Fifteen years ago, an American president confronted a great evil and found a simple and powerful way to call for its undoing.

Defying his panicky State Department, Ronald Reagan used the Cold War backdrop of the Berlin Wall to call on the leader of the USSR to terminate the Evil Empire. "Mr. Gorbachev, tear down this wall."  The rest is history.

Today, President Bush has an opportunity to herald a similar call as he confronts an evil to which he is no less passionately opposed than was President Reagan to communist totalitarianism: the determination of many in the Arab world to pursue the complete destruction of the state of Israel.

Soon, the president may instruct Vice President Dick Cheney to return to the Middle East to help give a fresh start to efforts to achieve a genuine peace between Israel and its foes.

A big problem, however, is the map.

There is reason to believe that most Arab states are no more serious about making a genuine peace with Israel now than they have been in the past. To the contrary, many in the Arab world and among the Palestinians in particular clearly believe the time is ripe to "liberate" not only the disputed territories captured by the Israelis in 1967, but all the land "occupied" by the Jews — including all pre-1967 Israel.

They sense that, as in Lebanon, their violence is paying off, driving the Jewish "crusaders" off disputed land and hammering a wedge between Israel and her most important ally, the United States.

This was the goal of Mr. Arafat's Palestine Liberation Organization when it was established in 1964 — that is, before Israel had "occupied" any territory on the West Bank or Gaza. And so it remains today. However, in the wake of the Arab armies' 1973 defeat the last time they tried to destroy Israel, the PLO decided that the ultimate objective would have to be achieved in stages.

This approach was formally adopted in 1974 and became known as the "Plan of Phases": In the first phase, Israel would be compelled to relinquish territory that could be used subsequently to drive the Jews into the sea.

Hence the map. The unwavering commitment to this goal has long been reflected in a map of "Palestine" widely used by the Palestinians and other Arabs. In it, Palestine consists of not only all of the West Bank and Gaza Strip, but all of pre-1967 Israel, as well. Accordingly, there is no Israel at all on the maps used in Mr. Arafat's offices, on the uniforms of his paramilitary "police" or on the Web site of the Palestinian National Authority and its agencies.

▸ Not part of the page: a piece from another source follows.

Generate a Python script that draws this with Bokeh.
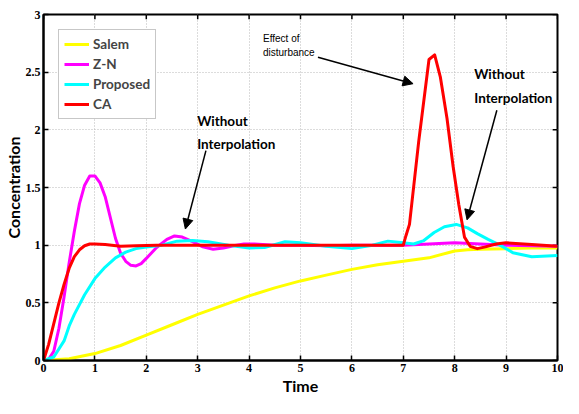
from bokeh.plotting import figure
from bokeh.models import Label, Arrow, NormalHead, Legend, LegendItem, FixedTicker, Range1d
from bokeh.embed import file_html
from bokeh.resources import INLINE

# ---------------- data ----------------
salem_t = [0, 0.5, 1, 1.5, 2, 2.5, 3, 3.5, 4, 4.5, 5, 5.5, 6, 6.5, 7, 7.5, 8, 8.25, 8.5, 9, 9.5, 10]
salem_y = [0, 0.015, 0.06, 0.13, 0.22, 0.31, 0.40, 0.48, 0.56, 0.63, 0.69, 0.74, 0.79, 0.83, 0.86,
           0.89, 0.95, 0.96, 0.965, 0.97, 0.975, 0.975]

zn_t = [0, 0.1, 0.2, 0.3, 0.4, 0.5, 0.6, 0.7, 0.8, 0.9, 1.0, 1.1, 1.2, 1.3, 1.4, 1.5, 1.6, 1.7, 1.8,
        1.9, 2.0, 2.2, 2.4, 2.55, 2.7, 2.9, 3.1, 3.3, 3.5, 3.7, 3.9, 4.1, 4.5, 5, 5.5, 6, 6.5, 7,
        7.5, 8, 8.5, 9, 9.5, 10]
zn_y = [0, 0.01, 0.08, 0.28, 0.55, 0.85, 1.12, 1.36, 1.52, 1.6, 1.6, 1.54, 1.42, 1.24, 1.06, 0.93,
        0.86, 0.825, 0.82, 0.84, 0.885, 0.98, 1.05, 1.08, 1.07, 1.03, 0.985, 0.965, 0.975, 0.995,
        1.01, 1.01, 1.0, 1.0, 0.995, 1.0, 1.0, 1.0, 1.01, 1.02, 1.01, 1.0, 0.995, 0.99]

prop_t = [0, 0.2, 0.4, 0.5, 0.6, 0.8, 1.0, 1.2, 1.4, 1.6, 1.8, 2.0, 2.3, 2.6, 2.9, 3.2, 3.6, 4.0,
          4.3, 4.7, 5.0, 5.5, 6.0, 6.4, 6.7, 7.0, 7.2, 7.4, 7.6, 7.8, 8.03, 8.25, 8.44, 8.65, 8.88,
          9.13, 9.5, 10]
prop_y = [0, 0.03, 0.17, 0.3, 0.4, 0.57, 0.71, 0.81, 0.89, 0.94, 0.97, 0.985, 1.0, 1.035, 1.04,
          1.03, 1.0, 0.975, 0.98, 1.03, 1.02, 0.99, 0.97, 1.0, 1.035, 1.02, 1.01, 1.04, 1.11, 1.16,
          1.18, 1.15, 1.1, 1.05, 1.0, 0.935, 0.9, 0.91]

ca_t = [0, 0.1, 0.2, 0.3, 0.4, 0.5, 0.6, 0.7, 0.8, 0.9, 1.0, 1.2, 1.5, 1.8, 2.2, 3, 4, 5, 6, 7.0,
        7.05, 7.12, 7.3, 7.5, 7.61, 7.72, 7.85, 7.97, 8.08, 8.19, 8.3, 8.44, 8.6, 8.8, 9.0, 9.5, 10]
ca_y = [0, 0.14, 0.32, 0.5, 0.66, 0.8, 0.9, 0.96, 0.995, 1.01, 1.01, 1.005, 0.99, 0.995, 1.0, 1.0,
        1.0, 1.0, 1.0, 1.0, 1.08, 1.18, 1.9, 2.61, 2.65, 2.46, 2.1, 1.68, 1.35, 1.07, 0.99, 0.97,
        0.985, 1.01, 1.02, 1.005, 0.99]

series_names = ["Salem", "Z-N", "Proposed", "CA"]
series_colors = ["#FFFF00", "#FF00FF", "#00FFFF", "#FF0000"]

x_ticks = [0, 1, 2, 3, 4, 5, 6, 7, 8, 9, 10]
x_tick_labels = ["0", "1", "2", "3", "4", "5", "6", "7", "8", "9", "10"]
y_ticks = [0, 0.5, 1, 1.5, 2, 2.5, 3]
y_tick_labels = ["0", "0.5", "1", "1.5", "2", "2.5", "3"]

X_MIN, X_MAX, Y_MIN, Y_MAX = 0, 10, 0, 3

# ---------------- figure ----------------
SANS = "Lato, 'Liberation Sans', sans-serif"
ARIAL = "'Liberation Sans', Arial, sans-serif"
SERIF = "'Liberation Serif', 'Times New Roman', serif"

p = figure(width=563, height=398, x_range=Range1d(X_MIN, X_MAX), y_range=Range1d(Y_MIN, Y_MAX),
           output_backend="svg", toolbar_location=None,
           min_border_left=40, min_border_right=6, min_border_top=14, min_border_bottom=38)
p.outline_line_color = "black"
p.outline_line_width = 2
p.background_fill_color = "white"
p.border_fill_color = "white"

for ax, ticks, labels in ((p.xaxis[0], x_ticks, x_tick_labels), (p.yaxis[0], y_ticks, y_tick_labels)):
    ax.ticker = FixedTicker(ticks=ticks)
    ax.major_label_overrides = {t: l for t, l in zip(ticks, labels)}
    ax.major_tick_in = 5
    ax.major_tick_out = 0
    ax.minor_tick_in = 0
    ax.minor_tick_out = 0
    ax.axis_line_width = 2
    ax.major_tick_line_width = 1.5
    ax.major_label_text_font = SERIF
    ax.major_label_text_font_style = "bold"
    ax.major_label_text_font_size = "12px"
    ax.major_label_text_color = "black"
    ax.axis_label_text_font = SANS
    ax.axis_label_text_font_style = "bold"
    ax.axis_label_text_font_size = "16px"
    ax.axis_label_text_color = "black"

p.xaxis.axis_label = "Time"
p.yaxis.axis_label = "Concentration"
p.xaxis.major_label_standoff = 3
p.yaxis.major_label_standoff = 3
p.xaxis.axis_label_standoff = 1
p.yaxis.axis_label_standoff = 0

p.xgrid.ticker = FixedTicker(ticks=x_ticks)
p.ygrid.ticker = FixedTicker(ticks=y_ticks)
p.grid.grid_line_color = "#b8b8b8"
p.grid.grid_line_dash = "1 2"
p.grid.grid_line_width = 1

# inward ticks on the top and right edges of the box
p.segment(x0=x_ticks, y0=[Y_MAX] * len(x_ticks), x1=x_ticks,
          y1=[Y_MAX - 0.042] * len(x_ticks), line_color="black", line_width=1.5)
p.segment(x0=[X_MAX] * len(y_ticks), y0=y_ticks, x1=[X_MAX - 0.095] * len(y_ticks),
          y1=y_ticks, line_color="black", line_width=1.5)

data = [(salem_t, salem_y), (zn_t, zn_y), (prop_t, prop_y), (ca_t, ca_y)]
renderers = []
for (t, y), name, col in zip(data, series_names, series_colors):
    r = p.line(t, y, line_color=col, line_width=3, line_join="round")
    renderers.append(r)

legend = Legend(items=[LegendItem(label=n, renderers=[r]) for n, r in zip(series_names, renderers)],
                location="top_left")
legend.label_text_font = SANS
legend.label_text_font_style = "bold"
legend.label_text_font_size = "13.5px"
legend.label_height = 18
legend.glyph_height = 18
legend.glyph_width = 25
legend.spacing = 2
legend.padding = 5
legend.margin = 15
legend.label_standoff = 4
legend.border_line_color = "#909090"
legend.border_line_width = 1
legend.background_fill_alpha = 1
p.add_layout(legend)

# ---------------- annotations ----------------
def add_text(x, y, txt, size, font=SANS, bold=True):
    p.add_layout(Label(x=x, y=y, text=txt, text_font=font, text_font_size=size,
                       text_font_style="bold" if bold else "normal",
                       text_baseline="middle", text_align="left", text_color="black"))

add_text(2.99, 2.08, "Without", "13.5px")
add_text(2.99, 1.88, "Interpolation", "13.5px")
add_text(8.38, 2.48, "Without", "13.5px")
add_text(8.38, 2.28, "Interpolation", "13.5px")
add_text(4.27, 2.79, "Effect of", "10px", font=ARIAL, bold=False)
add_text(4.27, 2.67, "disturbance", "10px", font=ARIAL, bold=False)

for xs, ys, xe, ye in ((3.16, 1.82, 2.76, 1.14), (5.34, 2.63, 7.19, 2.40), (8.82, 2.17, 8.24, 1.22)):
    p.add_layout(Arrow(x_start=xs, y_start=ys, x_end=xe, y_end=ye, line_width=1.5, line_color="black",
                       end=NormalHead(size=10, fill_color="black", line_color="black")))

open("out.html", "w").write(file_html(p, INLINE))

Most insidious, perhaps, is this map's repeated appearance in the textbooks with which the next generation of Palestinian schoolchildren are taught to think about their birthright — and shaped in their expectations about a future homeland.

A halfhearted effort has lately been made to claim this map as a depiction of an historical nation known as Palestine. This is a fabrication. In his recently re-issued and authoritative work, "Islam in History," Bernard Lewis — one of the most eminent scholars of Mideast history — makes clear that there has never been a Palestine with the boundaries shown on Mr. Arafat's map.

Under these circumstances, Israel is fully within its rights to resist appeals to surrender land its enemies have used in the past to try to destroy the Jewish state. Indeed, it would be the height of folly and possibly state-icidal to do otherwise. Neither Israelis nor Americans whose national interest is served by having a strong, secure and self-reliant democratic ally in the Middle East can responsibly ignore this reality.

Consequently, if President Bush wishes to play a constructive role at this difficult moment in the Mideast, he must insist that Israel's adversaries stop paying lip-service in English to their desire for peace while cultivating the intolerance and destructive propensities that endanger our ally and preclude it from safely considering further territorial or other concessions.

A good place to start would be issuing a call much as Ronald Reagan did a generation ago: "Mr. Arafat: Renounce this map" — and ensure that neither the Palestinian Authority nor its friends any longer use such representations to describe an end-game for the so-called "peace process" with which Israel literally cannot live.

Frank J. Gaffney, Jr. held senior positions in the Reagan Defense Department. He is currently president of the Center for Security Policy.